Кинематографический роман сюрреалистов имел продолжение. В 1924 году начинает выходить журнал «Сюрреалистическая революция», первым редактором которого был Пьер Навиль, который впоследствии ушел в политику и социологию. В отличие от Бретона, с интересом и симпатией относившегося к изобразительному искусству, хотя и испытывавшего некоторые сомнения насчет его способности адекватно реализовать сюрреалистическую программу, Навиль был настроен резко враждебно по отношению ко всякому «художеству». «Сюрреалистической живописи не существует», — пишет он в одной из своих публикаций. А потом добавляет: «Зато есть зрелища». И первым в ряду этих зрелищ современной цивилизации называет кино: «не потому что это жизнь, а потому что это чудо, сочетание случайных деталей».

Почему кино казалось сюрреалистам чудесным медиумом? Думаю, на то есть три основные причины: условно говоря, психическая, тактическая и социологическая.

Во-первых, кино служит идеальным средством воссоздания неких фантазматических сценариев, которые играют ключевую роль в сюрреализме. Кино всегда ассоциировалось с грезой, сновидением, галлюцинацией — и сюрреалисты в полной мере реализуют этот его потенциал. Их гипотеза заключается в том, что механизмы кино совпадают с психическими механизмами. Монтаж работает как ассоциация представлений. Кино освобождает тело от плоти, превращая его в призрачный образ, способный совершать такие действия и претерпевать такие трансформации, которые ни в одном другом виде искусства невозможны. Сопротивление материи если не преодолевается, то значительно снижается.

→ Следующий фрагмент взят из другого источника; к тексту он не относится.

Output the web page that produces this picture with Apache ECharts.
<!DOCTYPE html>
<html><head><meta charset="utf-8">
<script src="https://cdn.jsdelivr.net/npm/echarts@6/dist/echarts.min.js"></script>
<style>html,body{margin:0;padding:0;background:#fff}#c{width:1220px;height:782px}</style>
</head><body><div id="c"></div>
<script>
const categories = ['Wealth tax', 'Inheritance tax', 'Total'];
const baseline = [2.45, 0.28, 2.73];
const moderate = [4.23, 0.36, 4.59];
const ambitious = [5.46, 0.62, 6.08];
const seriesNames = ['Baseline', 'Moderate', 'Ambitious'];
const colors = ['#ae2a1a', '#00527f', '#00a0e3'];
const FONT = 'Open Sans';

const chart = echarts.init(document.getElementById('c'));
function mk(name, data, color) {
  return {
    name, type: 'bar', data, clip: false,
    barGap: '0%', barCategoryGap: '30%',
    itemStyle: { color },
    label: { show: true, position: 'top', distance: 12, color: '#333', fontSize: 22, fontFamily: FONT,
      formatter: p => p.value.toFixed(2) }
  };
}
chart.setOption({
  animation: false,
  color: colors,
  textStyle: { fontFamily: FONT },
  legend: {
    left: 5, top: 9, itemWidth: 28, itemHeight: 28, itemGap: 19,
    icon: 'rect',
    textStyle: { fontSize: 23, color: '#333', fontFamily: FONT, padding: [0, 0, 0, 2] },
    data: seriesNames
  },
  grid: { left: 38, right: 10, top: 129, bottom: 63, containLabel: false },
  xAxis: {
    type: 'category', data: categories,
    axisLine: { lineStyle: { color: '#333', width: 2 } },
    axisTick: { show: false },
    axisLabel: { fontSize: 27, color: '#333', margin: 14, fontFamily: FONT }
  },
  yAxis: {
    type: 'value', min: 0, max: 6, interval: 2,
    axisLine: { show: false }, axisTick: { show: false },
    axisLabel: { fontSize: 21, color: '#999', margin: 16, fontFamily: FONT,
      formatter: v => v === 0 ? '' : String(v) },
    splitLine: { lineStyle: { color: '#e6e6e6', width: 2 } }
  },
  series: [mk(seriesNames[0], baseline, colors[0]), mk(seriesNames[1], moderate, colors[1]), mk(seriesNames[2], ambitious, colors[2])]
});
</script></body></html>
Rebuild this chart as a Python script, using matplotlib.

Во-вторых, кино, как и фотография, лежащая в его основе, является, условно говоря, «реалистическим» искусством (что отчасти противоречит первому тезису): кинокамера честно и достоверно фиксирует все, что происходит перед ней, показывает вещи, «как они есть». То есть кино как бы отмечено тем самым «принципом реальности», которому сюрреалисты противопоставляют свой «принцип удовольствия». И для них крайне важно побить противника на его собственной территории его собственным оружием. Фильмы Бунюэля, например, наполнены всевозможными кинематографическими, в том числе жанровыми, клише, которые выворачиваются наизнанку.

В-третьих, сюрреалисты чутко реагируют на иррациональное и мифологическое измерение современной культуры (вспомните про манекены). В отличие от романтиков, они не устремляются в мечтах в далекие страны и эпохи, а ищут чудесное прямо под боком: в буржуазной гостиной, в пассажах и, да, в кинематографе. (Хотя, по правде сказать, романтизму это тоже не чуждо: действие «Золотого горшка» Гофмана, к примеру, разворачивается в обыденной реальности, которая имеет магическое измерение.) Здесь же стоит указать на то, что в раннем кинематографе со времен Мельеса и брайтонской школы очень много неосознанного сюрреализма: у Мельеса зонтик, посаженный в гроте на Луне, превращается в гриб; у Джеймса Уильямсона персонаж проглатывает оператора, который его снимает, вместе с киноаппаратом; у Бастера Китона киномеханик перемещается в экранный мир, воплощаясь в одном из его героев, и т. д. Думаю, сюрреализм многим обязан этому стихийному сюрреализму в массовой, популярной, вернакулярной культуре — раннему кинематографу, иллюстрациям к бульварным романам и научно-популярным изданиям, фотооткрыткам начала XX века, дизайну ар-нуво и даже витринам магазинов.